## WORK TO BE COMPLETED
Reproduce the listing exactly and skip over any pictures.
## Begin STORED RECORDS
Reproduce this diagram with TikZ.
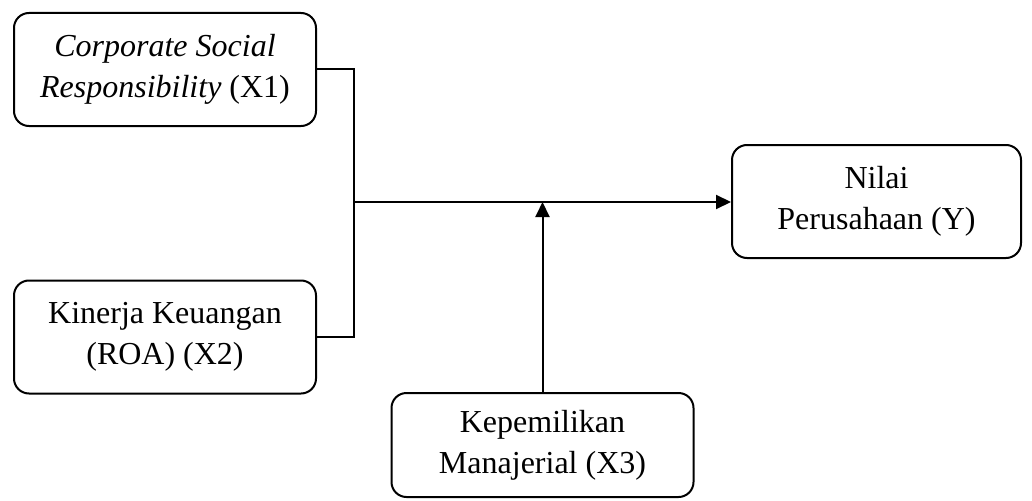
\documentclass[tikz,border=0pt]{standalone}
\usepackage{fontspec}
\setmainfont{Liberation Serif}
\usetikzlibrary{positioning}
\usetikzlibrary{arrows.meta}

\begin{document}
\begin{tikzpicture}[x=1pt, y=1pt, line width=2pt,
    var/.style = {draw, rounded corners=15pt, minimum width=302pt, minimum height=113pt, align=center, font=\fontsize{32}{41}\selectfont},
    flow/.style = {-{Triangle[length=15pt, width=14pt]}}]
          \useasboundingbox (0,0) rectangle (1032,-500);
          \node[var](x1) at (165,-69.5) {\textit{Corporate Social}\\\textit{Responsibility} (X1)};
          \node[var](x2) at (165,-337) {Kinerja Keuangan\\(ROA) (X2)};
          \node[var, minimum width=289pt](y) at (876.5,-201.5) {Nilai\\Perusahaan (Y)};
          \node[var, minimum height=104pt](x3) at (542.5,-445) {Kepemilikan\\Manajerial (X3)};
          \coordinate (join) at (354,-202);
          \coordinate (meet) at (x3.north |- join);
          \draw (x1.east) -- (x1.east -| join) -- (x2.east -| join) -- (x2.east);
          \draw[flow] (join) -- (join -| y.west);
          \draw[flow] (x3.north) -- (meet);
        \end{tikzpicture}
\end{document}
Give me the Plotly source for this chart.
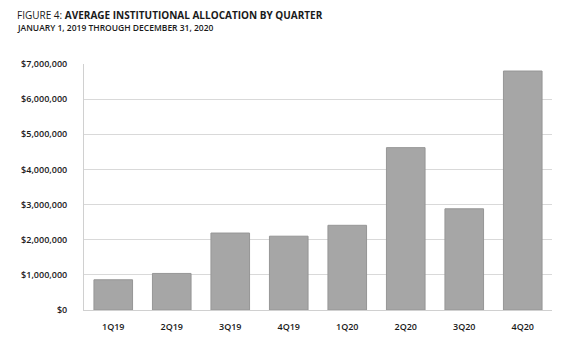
## End STORED RECORDS
## SOLUTION TO THE EXERCISE
Reproduce this diagram with TikZ.
\documentclass[tikz,border=0pt]{standalone}
\usepackage{fontspec}
\setmainfont{Liberation Serif}
\usetikzlibrary{positioning}
\usetikzlibrary{arrows.meta}

\begin{document}
\begin{tikzpicture}[x=1pt, y=1pt, line width=2pt,
    var/.style = {draw, rounded corners=15pt, minimum width=302pt, minimum height=113pt, align=center, font=\fontsize{32}{41}\selectfont},
    flow/.style = {-{Triangle[length=15pt, width=14pt]}}]
          \useasboundingbox (0,0) rectangle (1032,-500);
          \node[var](x1) at (165,-69.5) {\textit{Corporate Social}\\\textit{Responsibility} (X1)};
          \node[var](x2) at (165,-337) {Kinerja Keuangan\\(ROA) (X2)};
          \node[var, minimum width=289pt](y) at (876.5,-201.5) {Nilai\\Perusahaan (Y)};
          \node[var, minimum height=104pt](x3) at (542.5,-445) {Kepemilikan\\Manajerial (X3)};
          \coordinate (join) at (354,-202);
          \coordinate (meet) at (x3.north |- join);
          \draw (x1.east) -- (x1.east -| join) -- (x2.east -| join) -- (x2.east);
          \draw[flow] (join) -- (join -| y.west);
          \draw[flow] (x3.north) -- (meet);
        \end{tikzpicture}
\end{document}
Give me the Plotly source for this chart.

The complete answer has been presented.